Entre las matas de alfalfa que llegan a crecer hasta 40 centímetros en tiempo de cosecha, una mujer buscaba a sus tres sobrinas pero a cambio sólo encontró un pedazo de tela de mezclilla y una bota. 

-“(Aquí) habían cuerpos tirados y ustedes los escondieron. Así de fácil”, refunfuñó con aires de quien ha resuelto un caso.  

-¿Quiénes los escondieron? ¡nadie los escondió! aquí estamos dando la cara”, le respondía un funcionario de Protección Civil. 

A lo lejos, Euterio Cruz Martínez veía la escena. Sentado y cruzado de brazos, traía el desamparo en los ojos. Contó que su hermano menor, de 45 años, no aparecía por ningún lado. 

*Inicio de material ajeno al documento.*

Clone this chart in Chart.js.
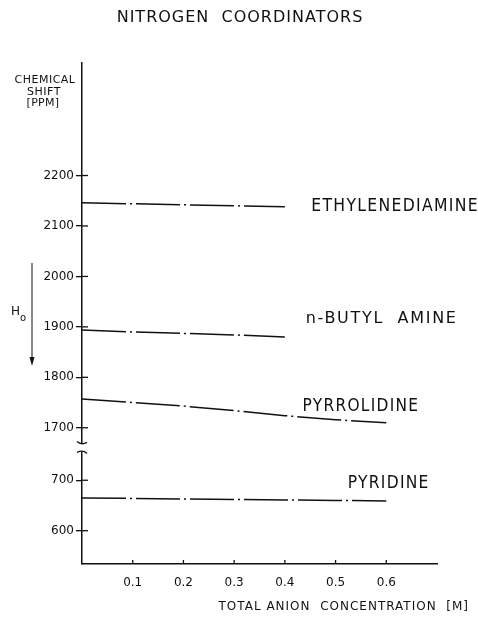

La única evidencia para pensar que Martín Cruz pereció en el incendio fue que su camioneta se encontraba a unos 200 metros de la escena, ahí donde varios de quienes acudieron a llenar sus bidones de combustible dejaron sus autos la tarde del viernes. Eso y que desde hace varias horas -el momento del siniestro, especifica-, no responde el teléfono. 

Euterio tiene la hipótesis de que su hermano está enterrado en la zanja donde varios cuerpos quemados fueron tapados con tierra. “Yo espero que sí esté, vine con mis dos sobrinos… que aparezca”, agrega mirando a ninguna parte o quizá si ve al fondo del campo agrícola donde, al fondo, a unos 10 kilómetros de distancia se ve la refinería de Tula. 

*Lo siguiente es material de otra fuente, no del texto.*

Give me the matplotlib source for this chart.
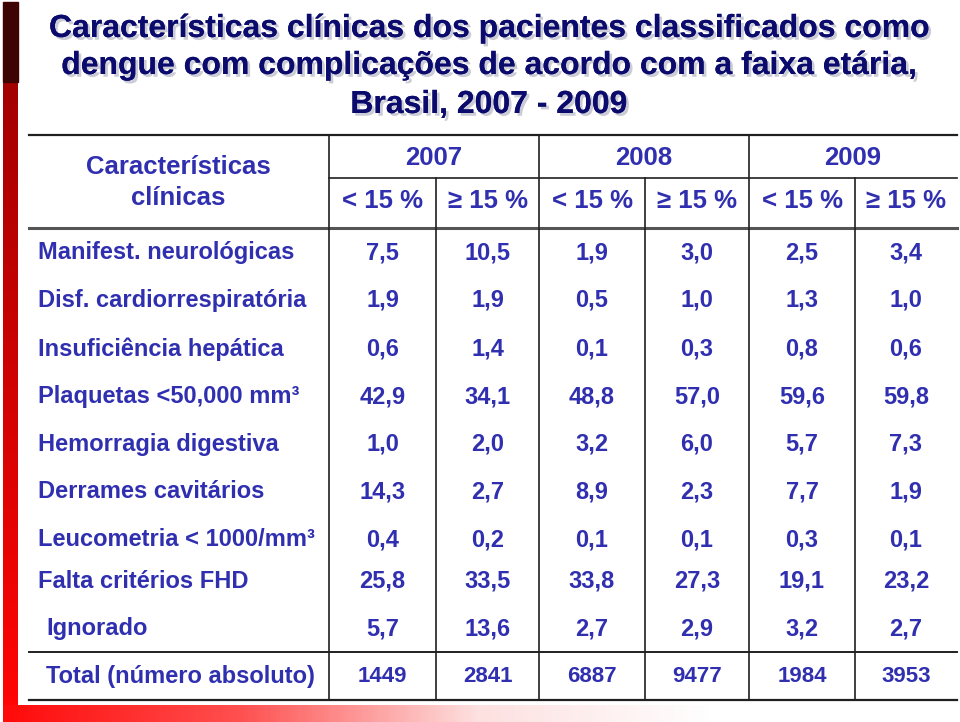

Mientras unos buscan y otros esperan, un mecánico deambula en su automóvil al que le ha instalado una bocina en el techo. Una grabación se escucha en las calles del municipio que éste sábado parece que aguanta la respiración en espera de entender qué es lo que ha sucedido.  

“Se invita a toda la comunidad a participar en la hora santa y eucaristía que se celebrará a favor de los fallecidos y en recuperación de los heridos de la explosión del ducto de Pemex, que se llevará a cabo el día de hoy a las seis de la tarde en el templo nuevo”, reza.  

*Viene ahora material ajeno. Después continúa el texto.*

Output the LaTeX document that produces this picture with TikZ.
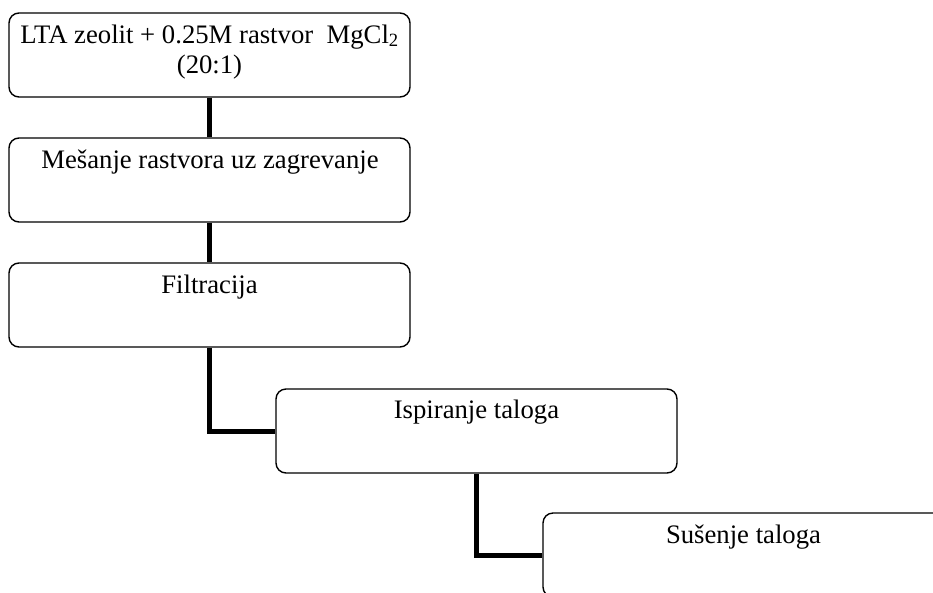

En el campo los ánimos son un líquido inflamable: “¡Que ya no nos sigan replegando porque igual nos vamos a meter a la fuerza!”, le reclama una joven a un policía federal que toma el mando de la situación y logra que los inconformes salgan de la zona donde aún hay restos de lo que alguna vez tuvo vida. Antes de salir, un hombre exclama con más morbo que esperanza. “Es un pedazo de piel, si es un cuero, es piel, es piel, es piel”. 

Doña María Isabel sube el tono de las demandas contra elementos del Ejército que han vuelto a colocarse en el campo de siembra. “¿Por qué permitían entrar? hasta les decían que se apuraran ¿por qué? ¿cuál fue su razón? ¿por qué motivo lo hicieron? ¡dejar entrar a niños! ¿cuántos niños no murieron? ¡una mujer embarazada!”. 

Los militares escuchaban los reclamos con gestos parcos que no se rompieron ni cuando alguien les mentó la madre. “¡No han revisado todo el área por lo menos para saber si son de nuestros familiares, quiero saber si esos pedazos son de mis familiares”, expresó doña Isabel con rabia.  

Otra mujer, quien fue a repartir botellas de agua, quiso calmar los ánimos pero la mandaron a su casa. “Es error de uno mismo como padre, como seres humanos (…) si nosotros mismos dejamos de comprarle al huachicoleo, esto se va a acabar”, concluyó.